Criado al arrimo de maestros insignes, precozmente maduro en la poderosa Turín de los cincuenta, junto a la entera intellighenzia de Giulio Einaudi, y pronto en una vivaz Milán, tertuliano de personajes como el poeta Montale o el banquero Mattioli, quizá tienda a marcarse el acento en su papel de pionero del estructuralismo, gran señor de la semiótica, virtuoso de la narratología; quizá en su penetrante crítica estilística e histórica, o quizá en sus prestigiosas y temidas reseñas militantes del Corriere. Es justo y necesario, y lógico que su talento se manifestara en revistas renovadoras o ambiciosos proyectos editoriales, y que sus méritos le trajeran todas las distinciones y honores imaginables.

Pero Segre fue antes que nada y por encima de todo filólogo, en la acepción estrictamente italiana del término: un estudioso cuyo centro de atención y cuyo objetivo principal consiste en reconstruir el texto originario de una obra estableciendo el parentesco entre sus diversos testimonios en función de los errores que comparten, según el método (mal llamado) lachmanniano, más o menos puesto al día por aportaciones posteriores (incluidas las muy relevantes suyas).

Filólogo, por otra parte, romanzo, es decir, romanista, con esa doble perspectiva se ocupó de rimadores y prosistas medievales, a la par que de Ariosto, y dio un magnífico do de pecho con su revolucionaria edición crítica del Cantar de Roldán. En ella y en una larga serie de monografías afines trababa un tenaz debate, a menudo tácito, contra la tesis de Menéndez Pidal sobre la transmisión fluctuante de las canciones de gesta. De don Ramón, a quien admiraba y respetaba en extremo, lo separaba también la importancia que, extendiendo el modelo italiano, concedía a los factores cultos en la gestación de las literaturas románicas.

Entre nosotros era leído en los originales a la vez que en una decena de libros traducidos; y, asiduo paseante de la Península Ibérica, en todas partes recibido como maestro. A nuestras letras consagró ensayos de excepcional finura (los más influyentes, reunidos en El buen amor del texto. Estudios españoles, 2004), que apreciaba particularmente porque en ellos se desembarazaba de lastres eruditos para entrar con más eficacia en los aspectos críticos esenciales. Y el aprecio por España lo impulsaba a arrinconar otras genealogías acaso más fiables y poner en el río Segre el origen de su apellido.

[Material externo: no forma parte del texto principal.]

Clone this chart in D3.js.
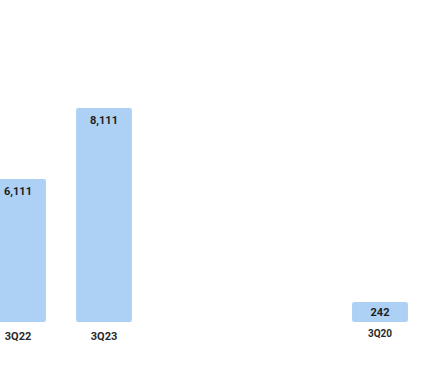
<!DOCTYPE html>
<html>
<head>
<meta charset="utf-8">
<script src="https://cdn.jsdelivr.net/npm/d3@7"></script>
<style>
  body { margin: 0; background: #fff; }
  svg { display: block; font-family: Roboto, "Noto Sans", sans-serif; }
</style>
</head>
<body>
<div id="chart"></div>
<script>
// main panel
const quarters = ["3Q22", "3Q23"];
const values = [6111, 8111];
// side panel
const sideQuarters = ["3Q20"];
const sideValues = [242];

const width = 438, height = 366;
const baseline = 322;

const svg = d3.select('#chart')
    .append('svg')
    .attr('width', width)
    .attr('height', height);

const x = d3.scaleBand()
    .domain(quarters)
    .range([-25, 147])
    .paddingInner(0.35)
    .paddingOuter(0.175);

const y = d3.scaleLinear()
    .domain([2090, 8111])
    .range([baseline, 108]);

const x2 = d3.scaleBand()
    .domain(sideQuarters)
    .range([337, 423])
    .paddingInner(0.35)
    .paddingOuter(0.175);

const y2 = d3.scaleLinear()
    .domain([0, 2600])
    .range([baseline, 108]);

const fmt = d3.format(',');
const barColor = '#acd1f5';

// main bars
const main = svg.append('g');
main.selectAll('rect')
    .data(quarters)
    .enter()
    .append('rect')
    .attr('x', d => x(d))
    .attr('y', (d, i) => y(values[i]))
    .attr('width', x.bandwidth())
    .attr('height', (d, i) => baseline - y(values[i]))
    .attr('rx', 2)
    .style('fill', barColor);

main.selectAll('.val')
    .data(quarters)
    .enter()
    .append('text')
    .attr('class', 'val')
    .attr('x', d => x(d) + x.bandwidth() / 2)
    .attr('y', (d, i) => y(values[i]) + 16)
    .attr('text-anchor', 'middle')
    .style('font-size', '11px')
    .style('font-weight', 'bold')
    .style('fill', '#1e1e1e')
    .text((d, i) => fmt(values[i]));

main.selectAll('.cat')
    .data(quarters)
    .enter()
    .append('text')
    .attr('class', 'cat')
    .attr('x', d => x(d) + x.bandwidth() / 2)
    .attr('y', baseline + 18)
    .attr('text-anchor', 'middle')
    .style('font-size', '11px')
    .style('font-weight', 'bold')
    .style('fill', '#2a2a2a')
    .text(d => d);

// side panel
const side = svg.append('g');
side.selectAll('rect')
    .data(sideQuarters)
    .enter()
    .append('rect')
    .attr('x', d => x2(d))
    .attr('y', (d, i) => y2(sideValues[i]))
    .attr('width', x2.bandwidth())
    .attr('height', (d, i) => baseline - y2(sideValues[i]))
    .attr('rx', 2)
    .style('fill', barColor);

side.selectAll('.val')
    .data(sideQuarters)
    .enter()
    .append('text')
    .attr('class', 'val')
    .attr('x', d => x2(d) + x2.bandwidth() / 2)
    .attr('y', (d, i) => y2(sideValues[i]) + 14)
    .attr('text-anchor', 'middle')
    .style('font-size', '11px')
    .style('font-weight', 'bold')
    .style('fill', '#1e1e1e')
    .text((d, i) => fmt(sideValues[i]));

side.selectAll('.cat')
    .data(sideQuarters)
    .enter()
    .append('text')
    .attr('class', 'cat')
    .attr('x', d => x2(d) + x2.bandwidth() / 2)
    .attr('y', baseline + 15)
    .attr('text-anchor', 'middle')
    .style('font-size', '10px')
    .style('font-weight', 'bold')
    .style('fill', '#2a2a2a')
    .text(d => d);
</script>
</body>
</html>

Conversador de atentos silencios y sagaces, irónicas intervenciones, era de una timidez cortés, no exenta de valientes arranques. Judío sin fe, se quería sin embargo hondamente vinculado a la historia de su pueblo (habría quizá emigrado a Israel, de no ser tan fuertes sus raíces europeas) y partícipe de su trágico destino, que a punto estuvo de tocarle también a él. (“Ésos”, me decía una vez, “ésos”, no importa ahora quiénes, “son de los que querían matarme de niño”.) Pierdo un gran amigo de exactamente medio siglo. No me podrán quitar el dolorido sentir.

Francisco Rico es miembro de la Accademia Nazionale dei Lincei.